Joining in the energy business, I observed the energy business in European, Asian and Middle Eastern countries and what impressed me most was the small-scale biomass power generation project in Germany. In Germany, as a part of Energiewende (revolution) for denuclearization, large-scale biomass power plants emphasized on efficiency were built one after another in the beginning, but there were many cases that they came to a standstill due to the problem in securing fuel and that of price stability.

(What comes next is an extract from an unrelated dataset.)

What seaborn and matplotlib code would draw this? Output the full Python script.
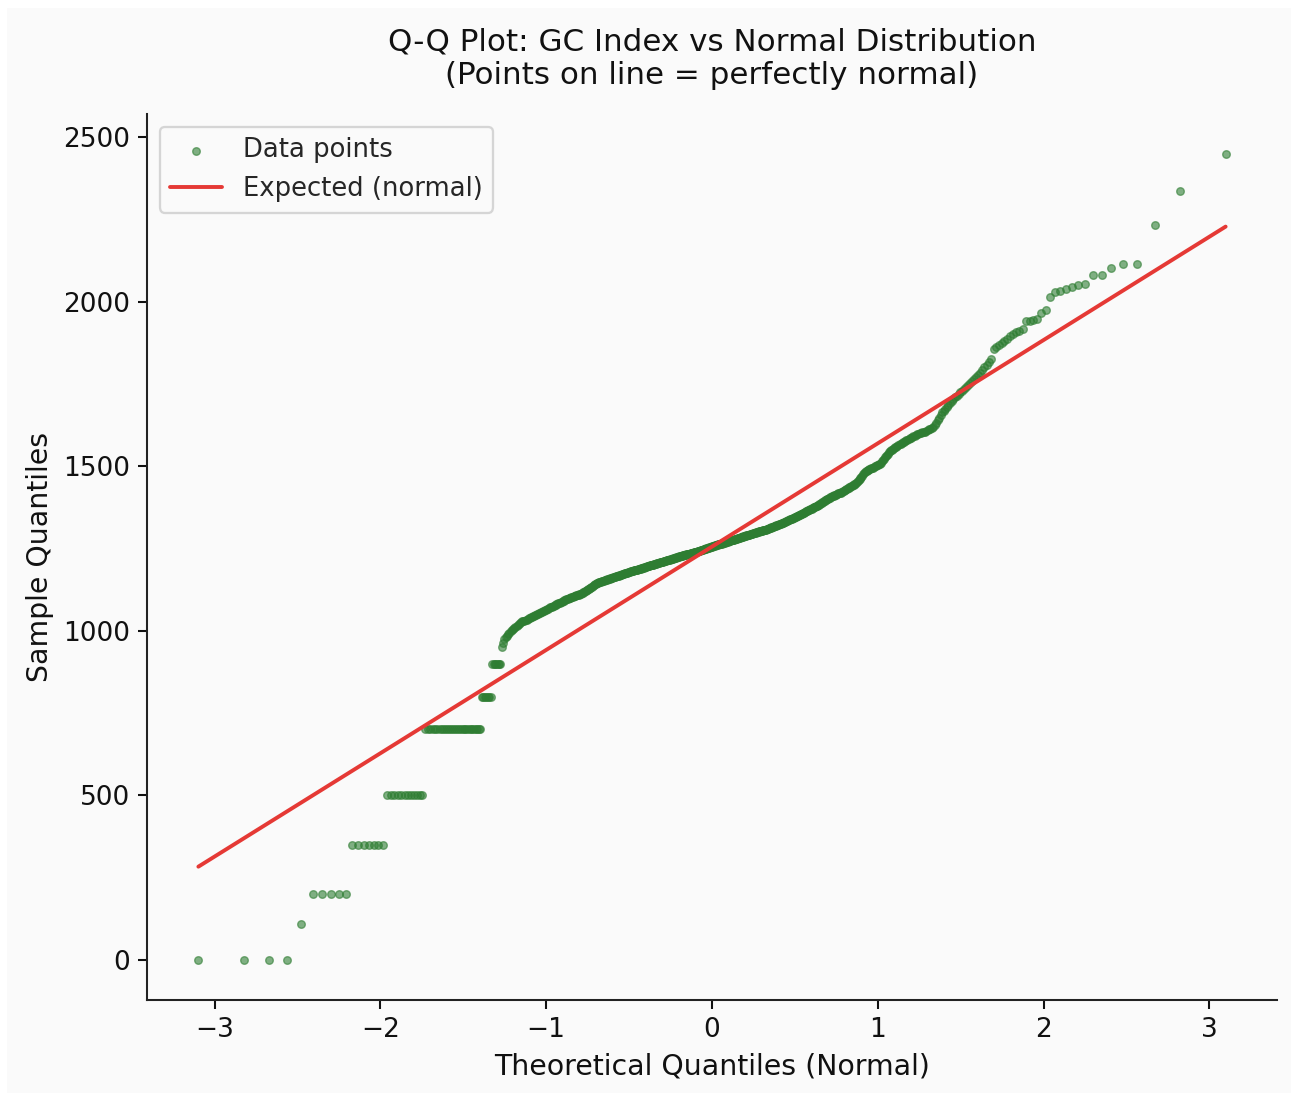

On the other hand, however, its regionally-oriented small-scale power plant became the new core of local economy and was contributing in a significant way to the revitalization of local communities. I was convinced that this was what energy business for sustainable society was supposed to be. The compact village concept with the locally-generated and locally-used biomass power generation as in Germany at its heart could be an effective instrument for responding to depopulation and recreating the local region in Japan with decreasing population and contribute to the activation of regional funds flow and the reduction in administrative costs.
Our company is currently testing a regional revival project with the energy business in Japan as its core and promoting multifaceted renewable energy business in overseas countries such as the Philippines. In the energy business in overseas countries, for example, the small hydroelectric power generation has the advantage that it can secure a place with much shorter extension distance of water conduit than that in Japan and the biomass power generation can contribute in a significant way to solve regional agriculture problems and to the new development of regional economy including the transformation of industrial structure. As a part of overseas business, we are also promoting a business plan to set up a base to supply woody biomass fuel, which is difficult to secure in Japan with declined forestry, to Japan.
Our company belongs to an academic community of economics and a private research group of a professor who is a key figure in the field of environmental economics and has a broad network with practitioners of renewable energy in various areas. Making use of a wide variety of human resources and abundant experience in solar photovoltaic power generation, our company hopes to contribute to the creation of sustainable society and the development of renewable energy business with our regionally-oriented mind and global perspective.